// RESEARCH

I Built This Site With AI Agents. Here's Everything That Broke.

A build log of 403ai.org itself — the orchestration pattern, what shipped fast, and the failures that taught more than the wins.

Jun 7, 2026 · 403AI · 5 min read

  • The Forge
  • build-log
  • ai-agents
  • claude-code
  • case-study

// DISCLOSUREDrafted with AI and reviewed + edited by a human maintainer before publishing (Constitution §C).

This site was built almost entirely by AI. Not "AI-assisted" in the marketing sense — actual agents writing the actual code, with a human holding the seams. I want to walk you through how, and specifically where it fell on its face, because the failures taught me more than the wins did.

The setup

The method is an orchestration pattern, not a single magic prompt. One AI sits in a chat window as the architect: it makes the decisions, writes the specs, and reviews the work. A coding agent — Claude Code — lives in the terminal and does the actual building. Cheaper agents, Codex and Gemini, get delegated the boilerplate to keep the expensive tokens for the work that needs them.
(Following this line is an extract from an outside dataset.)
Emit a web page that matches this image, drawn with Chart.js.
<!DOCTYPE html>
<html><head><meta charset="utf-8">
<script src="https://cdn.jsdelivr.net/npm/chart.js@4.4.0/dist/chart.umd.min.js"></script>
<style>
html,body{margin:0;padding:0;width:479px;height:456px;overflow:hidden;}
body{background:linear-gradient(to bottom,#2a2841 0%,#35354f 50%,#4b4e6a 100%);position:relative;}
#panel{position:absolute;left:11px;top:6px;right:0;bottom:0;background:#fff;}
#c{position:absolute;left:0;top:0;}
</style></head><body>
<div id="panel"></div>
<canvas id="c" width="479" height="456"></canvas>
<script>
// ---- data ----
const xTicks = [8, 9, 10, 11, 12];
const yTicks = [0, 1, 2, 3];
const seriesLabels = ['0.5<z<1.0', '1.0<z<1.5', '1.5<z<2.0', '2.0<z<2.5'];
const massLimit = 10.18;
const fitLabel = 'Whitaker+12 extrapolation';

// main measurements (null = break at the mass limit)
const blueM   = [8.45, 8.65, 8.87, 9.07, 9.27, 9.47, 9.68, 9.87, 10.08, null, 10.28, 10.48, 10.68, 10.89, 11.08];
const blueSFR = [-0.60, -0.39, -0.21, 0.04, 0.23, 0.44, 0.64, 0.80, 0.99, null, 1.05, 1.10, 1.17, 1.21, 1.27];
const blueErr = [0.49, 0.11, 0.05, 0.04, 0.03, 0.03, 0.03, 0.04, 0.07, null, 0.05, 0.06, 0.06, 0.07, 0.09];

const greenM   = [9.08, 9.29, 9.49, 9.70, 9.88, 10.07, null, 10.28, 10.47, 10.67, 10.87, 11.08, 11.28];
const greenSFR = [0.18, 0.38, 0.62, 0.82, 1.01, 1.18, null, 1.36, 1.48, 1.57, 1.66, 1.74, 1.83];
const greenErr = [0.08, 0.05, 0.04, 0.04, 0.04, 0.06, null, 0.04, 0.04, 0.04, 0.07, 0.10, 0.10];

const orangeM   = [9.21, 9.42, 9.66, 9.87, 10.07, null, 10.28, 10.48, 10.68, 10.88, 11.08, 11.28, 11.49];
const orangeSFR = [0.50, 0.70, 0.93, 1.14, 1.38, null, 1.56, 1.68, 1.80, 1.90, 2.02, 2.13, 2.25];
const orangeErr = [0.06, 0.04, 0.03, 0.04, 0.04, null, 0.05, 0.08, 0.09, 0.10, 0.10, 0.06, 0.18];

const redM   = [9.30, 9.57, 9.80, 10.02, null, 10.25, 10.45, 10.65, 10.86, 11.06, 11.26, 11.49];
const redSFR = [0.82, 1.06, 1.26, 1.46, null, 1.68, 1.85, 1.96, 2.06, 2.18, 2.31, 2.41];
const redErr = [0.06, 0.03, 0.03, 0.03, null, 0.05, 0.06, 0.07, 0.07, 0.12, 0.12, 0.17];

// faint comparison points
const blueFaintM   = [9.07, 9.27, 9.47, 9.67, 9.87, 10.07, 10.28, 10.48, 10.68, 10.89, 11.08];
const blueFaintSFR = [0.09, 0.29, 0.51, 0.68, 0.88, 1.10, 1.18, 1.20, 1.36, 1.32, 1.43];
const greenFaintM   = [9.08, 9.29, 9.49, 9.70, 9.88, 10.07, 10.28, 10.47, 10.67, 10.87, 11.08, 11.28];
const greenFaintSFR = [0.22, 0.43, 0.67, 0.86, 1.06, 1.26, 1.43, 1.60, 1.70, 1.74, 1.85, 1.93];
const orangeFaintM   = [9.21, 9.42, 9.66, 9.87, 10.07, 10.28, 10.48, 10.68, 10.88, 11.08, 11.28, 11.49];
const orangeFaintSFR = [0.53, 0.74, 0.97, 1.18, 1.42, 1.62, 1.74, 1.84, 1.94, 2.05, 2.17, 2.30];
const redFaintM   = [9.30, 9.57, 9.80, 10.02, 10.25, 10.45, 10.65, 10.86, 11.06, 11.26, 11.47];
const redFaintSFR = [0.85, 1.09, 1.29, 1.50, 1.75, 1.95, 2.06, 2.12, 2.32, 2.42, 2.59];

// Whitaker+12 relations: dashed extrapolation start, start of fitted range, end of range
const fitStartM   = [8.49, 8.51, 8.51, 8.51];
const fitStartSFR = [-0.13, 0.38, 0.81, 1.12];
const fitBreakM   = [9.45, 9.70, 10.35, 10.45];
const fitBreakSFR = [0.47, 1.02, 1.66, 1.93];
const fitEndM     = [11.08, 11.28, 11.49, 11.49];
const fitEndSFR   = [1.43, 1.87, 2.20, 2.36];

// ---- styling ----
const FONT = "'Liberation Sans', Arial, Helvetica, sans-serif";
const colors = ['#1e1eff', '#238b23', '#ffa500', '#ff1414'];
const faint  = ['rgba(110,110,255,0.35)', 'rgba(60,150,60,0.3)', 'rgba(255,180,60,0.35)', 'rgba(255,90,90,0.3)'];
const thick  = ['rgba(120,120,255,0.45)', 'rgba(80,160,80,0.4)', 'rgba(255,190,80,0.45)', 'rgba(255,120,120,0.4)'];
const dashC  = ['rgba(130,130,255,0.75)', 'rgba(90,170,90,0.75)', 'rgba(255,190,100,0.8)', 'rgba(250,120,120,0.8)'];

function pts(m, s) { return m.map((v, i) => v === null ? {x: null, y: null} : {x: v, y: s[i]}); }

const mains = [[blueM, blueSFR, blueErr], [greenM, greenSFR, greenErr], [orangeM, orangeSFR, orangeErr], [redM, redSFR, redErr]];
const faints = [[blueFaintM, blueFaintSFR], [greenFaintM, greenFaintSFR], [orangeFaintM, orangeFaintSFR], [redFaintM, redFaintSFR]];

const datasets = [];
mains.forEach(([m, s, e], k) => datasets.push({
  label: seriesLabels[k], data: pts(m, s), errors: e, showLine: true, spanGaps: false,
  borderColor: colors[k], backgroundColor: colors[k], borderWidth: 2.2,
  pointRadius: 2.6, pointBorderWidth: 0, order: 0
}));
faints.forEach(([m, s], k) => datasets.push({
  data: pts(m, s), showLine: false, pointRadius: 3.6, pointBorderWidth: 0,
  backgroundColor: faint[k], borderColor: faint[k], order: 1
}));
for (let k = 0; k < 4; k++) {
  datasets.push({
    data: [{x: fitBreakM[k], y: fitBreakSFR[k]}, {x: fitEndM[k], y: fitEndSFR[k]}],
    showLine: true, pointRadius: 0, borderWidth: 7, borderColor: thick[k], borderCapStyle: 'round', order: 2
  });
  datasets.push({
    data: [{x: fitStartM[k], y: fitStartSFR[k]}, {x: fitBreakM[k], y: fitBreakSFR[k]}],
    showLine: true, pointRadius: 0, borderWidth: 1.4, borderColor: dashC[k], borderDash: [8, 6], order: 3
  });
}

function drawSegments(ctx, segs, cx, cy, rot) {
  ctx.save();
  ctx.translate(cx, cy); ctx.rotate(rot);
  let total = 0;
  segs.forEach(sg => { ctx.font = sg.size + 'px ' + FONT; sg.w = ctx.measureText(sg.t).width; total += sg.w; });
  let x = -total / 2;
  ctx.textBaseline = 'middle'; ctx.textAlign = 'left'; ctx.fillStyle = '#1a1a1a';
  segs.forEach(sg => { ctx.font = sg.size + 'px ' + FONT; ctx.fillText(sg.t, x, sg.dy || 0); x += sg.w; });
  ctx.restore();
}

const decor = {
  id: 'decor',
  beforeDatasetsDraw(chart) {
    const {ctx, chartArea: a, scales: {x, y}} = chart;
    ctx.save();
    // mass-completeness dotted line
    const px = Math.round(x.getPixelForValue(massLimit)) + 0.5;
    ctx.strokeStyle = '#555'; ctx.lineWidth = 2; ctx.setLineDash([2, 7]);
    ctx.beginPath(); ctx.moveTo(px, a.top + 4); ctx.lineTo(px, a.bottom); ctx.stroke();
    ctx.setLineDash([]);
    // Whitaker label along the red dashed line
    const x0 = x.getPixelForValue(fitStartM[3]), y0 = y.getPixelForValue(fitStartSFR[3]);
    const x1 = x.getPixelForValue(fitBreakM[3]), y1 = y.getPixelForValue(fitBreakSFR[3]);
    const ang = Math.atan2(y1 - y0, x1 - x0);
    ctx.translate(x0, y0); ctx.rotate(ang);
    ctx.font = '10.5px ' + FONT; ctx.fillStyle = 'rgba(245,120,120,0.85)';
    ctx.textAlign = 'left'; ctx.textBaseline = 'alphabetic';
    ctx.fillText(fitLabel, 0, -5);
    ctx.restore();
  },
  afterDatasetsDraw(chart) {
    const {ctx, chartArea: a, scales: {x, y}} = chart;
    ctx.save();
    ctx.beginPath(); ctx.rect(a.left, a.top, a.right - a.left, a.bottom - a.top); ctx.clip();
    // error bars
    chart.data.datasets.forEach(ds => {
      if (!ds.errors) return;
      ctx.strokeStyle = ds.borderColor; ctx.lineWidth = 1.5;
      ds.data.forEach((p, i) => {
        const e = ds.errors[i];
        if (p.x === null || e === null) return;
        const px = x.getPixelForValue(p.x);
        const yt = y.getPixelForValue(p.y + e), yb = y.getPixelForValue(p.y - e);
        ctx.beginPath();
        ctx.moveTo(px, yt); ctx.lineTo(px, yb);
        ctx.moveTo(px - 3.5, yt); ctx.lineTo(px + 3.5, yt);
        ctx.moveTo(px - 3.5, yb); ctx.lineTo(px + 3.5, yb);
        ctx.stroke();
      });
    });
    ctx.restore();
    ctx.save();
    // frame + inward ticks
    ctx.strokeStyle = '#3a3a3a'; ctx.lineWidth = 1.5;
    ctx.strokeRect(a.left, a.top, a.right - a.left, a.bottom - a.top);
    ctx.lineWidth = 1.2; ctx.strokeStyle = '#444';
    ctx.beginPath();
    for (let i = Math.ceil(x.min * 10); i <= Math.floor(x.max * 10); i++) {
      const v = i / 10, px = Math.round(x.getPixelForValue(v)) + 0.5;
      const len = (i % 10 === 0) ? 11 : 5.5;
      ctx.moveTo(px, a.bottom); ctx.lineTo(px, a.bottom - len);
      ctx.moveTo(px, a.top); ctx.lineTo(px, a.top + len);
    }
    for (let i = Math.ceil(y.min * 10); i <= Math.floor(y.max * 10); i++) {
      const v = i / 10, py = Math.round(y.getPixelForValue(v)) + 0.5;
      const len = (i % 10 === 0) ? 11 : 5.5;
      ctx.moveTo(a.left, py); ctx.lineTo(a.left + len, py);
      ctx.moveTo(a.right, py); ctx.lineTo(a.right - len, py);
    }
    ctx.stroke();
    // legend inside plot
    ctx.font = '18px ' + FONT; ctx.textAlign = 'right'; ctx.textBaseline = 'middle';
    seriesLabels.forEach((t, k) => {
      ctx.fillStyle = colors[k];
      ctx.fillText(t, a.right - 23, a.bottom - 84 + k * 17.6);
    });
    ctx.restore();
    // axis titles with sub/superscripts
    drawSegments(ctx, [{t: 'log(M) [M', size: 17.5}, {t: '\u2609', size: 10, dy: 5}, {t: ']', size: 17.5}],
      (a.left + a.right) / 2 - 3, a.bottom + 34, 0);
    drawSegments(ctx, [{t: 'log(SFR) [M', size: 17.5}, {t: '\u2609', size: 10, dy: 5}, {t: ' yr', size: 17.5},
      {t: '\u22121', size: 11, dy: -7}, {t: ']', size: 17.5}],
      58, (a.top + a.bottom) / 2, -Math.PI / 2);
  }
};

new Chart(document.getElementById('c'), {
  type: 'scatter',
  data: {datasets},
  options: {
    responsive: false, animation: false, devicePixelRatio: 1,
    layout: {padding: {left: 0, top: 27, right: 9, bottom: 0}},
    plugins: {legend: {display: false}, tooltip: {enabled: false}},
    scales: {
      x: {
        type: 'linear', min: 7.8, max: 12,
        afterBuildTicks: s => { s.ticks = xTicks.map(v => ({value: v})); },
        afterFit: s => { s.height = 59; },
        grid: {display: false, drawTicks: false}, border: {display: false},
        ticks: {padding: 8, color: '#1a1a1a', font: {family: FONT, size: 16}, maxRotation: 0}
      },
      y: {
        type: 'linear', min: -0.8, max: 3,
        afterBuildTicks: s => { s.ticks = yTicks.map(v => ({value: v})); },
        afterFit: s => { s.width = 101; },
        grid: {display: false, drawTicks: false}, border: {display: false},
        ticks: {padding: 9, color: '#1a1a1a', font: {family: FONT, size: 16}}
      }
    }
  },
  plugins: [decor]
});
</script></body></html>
And a human — me — is the gate: I approve the specs, review every pull request, and do every merge. Specs first, then code. Nothing ships because an agent felt like it.

For the kind of work that has a clear definition of done, this is genuinely fast. Scaffolding, the content pipeline, API endpoints, the test suite, CI, the deploy to production — the agent flies through anything where a failing test or a compiler error can tell it when it's finished.

Then there's the other kind of work.

The logo that ate two hours

I asked the agent to build a custom logo — a constructed wordmark with letterforms drawn on a few shared angles, precise geometry. It ran for thirty-six minutes and slammed into its output limit with nothing to show. I cut the scope down and tried again. Same thing: another thirty-six minutes, another wall, more tokens gone.

The lesson landed on the second failure. Agents converge when something external tells them they're done — a failing test, a compile error, a type mismatch. Visual design has none of that. "Does this look right" is a judgment the agent can't make about its own output, so it loops: nudge a coordinate, re-render, second-guess, nudge again, forever, until it hits a hard limit. It wasn't bad at drawing SVG. It was trapped in a problem with no exit condition.

The fix wasn't a cleverer prompt. It was pulling the design out of the loop entirely — decide the geometry by hand, then hand the agent only the part with a clear done-state: drop in the finished file and wire it up. The logo is still parked, honestly. It's filed as an issue. This post shipped first, which probably tells you something true about priorities.

One token, two jobs

A color refactor took a tempting shortcut. Instead of updating every component, route them all through a single color token and just re-point that one token at the new color. Zero component changes. Shipped in minutes. Looked great.

Two problems surfaced later, both the same root cause. First, when I went to adjust the palette, flipping that one token flipped the entire site to a single color — because no element actually had a role of its own, they were all just sharing. Second, fixing an unrelated text-contrast bug meant brightening a token that turned out to also be the brand color, and the brand quietly slid from a deep oxblood to a bright coral. Nobody chose that. A contrast fix chose it.

One token doing two semantic jobs is debt, and it compounds quietly. The fix was boring and correct: give every color a real role — brand, action, success, danger — its own token, from the start. Slower up front. A lot cheaper than finding out your brand changed color because of an error message.

The human is the gate for a reason

The least glamorous lesson is the one I'd keep if I had to drop the rest. The review step earned its place. The agent never self-merges here; I review and merge every change. That caught the brand-color drift the agent literally could not see. It held a data-collection endpoint offline until the legal copy was actually finished instead of "good enough." It stopped more than one clever shortcut from quietly becoming load-bearing. An agent optimizes for the tests pass. Someone still has to optimize for this is actually right.

The takeaway

Not "AI builds everything now." Not "AI is overhyped slop." Both of those are lazy, and both are wrong. The real shape of it is narrower and more useful: AI is extraordinary at work that has a definition of done, and useless-to-dangerous at work that needs taste and judgment with no test to check it against. The skill that matters isn't prompting. It's knowing which kind of work you're looking at, and refusing to hand the second kind to a loop that can't tell when it's wrong.

This whole site is built that way. AI did the volume; a human held the seams. That isn't a disclaimer we bolted on at the end. It's the method.

The page said 403. You're reading it anyway. Now go build something.